Plus de 500 milliards de rands (35 milliards d’euros) publics et privés ont été déversés sur Soweto depuis la fin de l’apartheid en 1994, selon la municipalité de Johannesburg, dont fait partie le township.

Les rues ont été goudronnées, l’éclairage public étendu, les écoles modernisées, un théâtre monumental a même été construit. . . Les 1,3 million d’habitants de Soweto – d’après le dernier recensement – auraient selon la mairie un pouvoir d’achat non négligeable. Des nouveaux riches, et aussi une classe moyenne en pleine croissance.

Mais comme ailleurs en Afrique du Sud, d’importantes poches de pauvreté subsistent. Et les baraquements de tôle, les « shacks » des bidonvilles sud-africains, n’ont pas disparu, loin de là.

Selon Trevor Ngwane, un membre du Comité de crise de l’électricité de Soweto, un « système de classes nouvelles » est apparu.

« Cette nouvelle culture de la consommation ostentatoire m’inquiète », dit-il, ajoutant que ça ne donne pas « une bonne image du township ». « La vérité est que, loin du bling-bling et du glamour, beaucoup de gens sont encore très pauvres! »

L’ »hostel » de Dube est tout sauf réjouissant. Ses habitants vivent dans des dortoirs délabrés et surpeuplés, qui avaient été conçus pour des travailleurs migrants – des hommes célibataires -, mais abritent aujourd’hui des familles entières. Qui se sentent abandonnées.

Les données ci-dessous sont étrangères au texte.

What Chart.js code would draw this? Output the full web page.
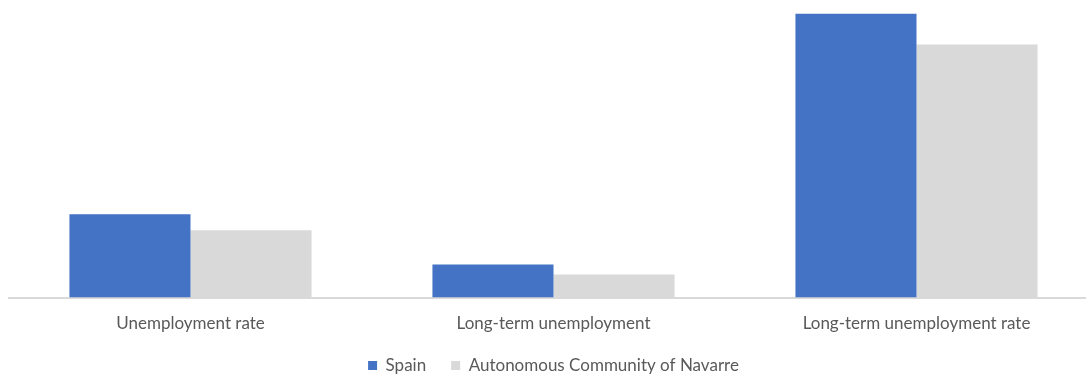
<!DOCTYPE html>
<html>
<head>
<meta charset="utf-8">
<script src="https://cdn.jsdelivr.net/npm/chart.js@4/dist/chart.umd.min.js"></script>
<style>
  html, body { margin: 0; padding: 0; background: #fff; overflow: hidden; }
  #wrap { width: 1100px; height: 384px; position: relative; }
</style>
</head>
<body>
<div id="wrap"><canvas id="c"></canvas></div>
<script>
const categories = ["Unemployment rate", "Long-term unemployment", "Long-term unemployment rate"];
const spain = [14.1, 5.6, 48.0];
const navarre = [11.4, 3.9, 42.8];
const seriesNames = ["Spain", "Autonomous Community of Navarre"];

const textColor = "#595959";
const fontFamily = "Lato, 'Open Sans', sans-serif";

new Chart(document.getElementById("c"), {
  type: "bar",
  data: {
    labels: categories,
    datasets: [
      { label: seriesNames[0], data: spain, backgroundColor: "#4472c4", borderWidth: 0 },
      { label: seriesNames[1], data: navarre, backgroundColor: "#d9d9d9", borderWidth: 0 }
    ]
  },
  options: {
    responsive: true,
    maintainAspectRatio: false,
    animation: false,
    layout: { padding: { left: 9, right: 2, top: 2, bottom: 0 } },
    datasets: { bar: { categoryPercentage: 0.667, barPercentage: 1.0 } },
    plugins: {
      legend: {
        position: "bottom",
        labels: {
          color: textColor,
          font: { family: fontFamily, size: 17 },
          boxWidth: 9,
          boxHeight: 9,
          padding: 25
        }
      },
      tooltip: { enabled: false }
    },
    scales: {
      x: {
        grid: { display: false },
        border: { display: true, color: "#d9d9d9", width: 2 },
        ticks: { color: textColor, font: { family: fontFamily, size: 17 }, padding: 8 },
        // tighten the space reserved under the category labels
        afterFit: (scale) => { scale.height -= 10; }
      },
      y: {
        display: false,
        min: 0,
        max: 50
      }
    }
  }
});
</script>
</body>
</html>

« Nos vies n’ont pas changé. Beaucoup d’entre nous ici n’ont pas l’eau courante. Nous devons faire la cuisine avec de la paraffine », soupire Milton Mvelase, arrivé à Johannesburg il y a vingt ans.

« Nous ne sommes pas libres ici », s’emporte-t-il alors que le pays célèbre les vingt ans de la fin de l’apartheid.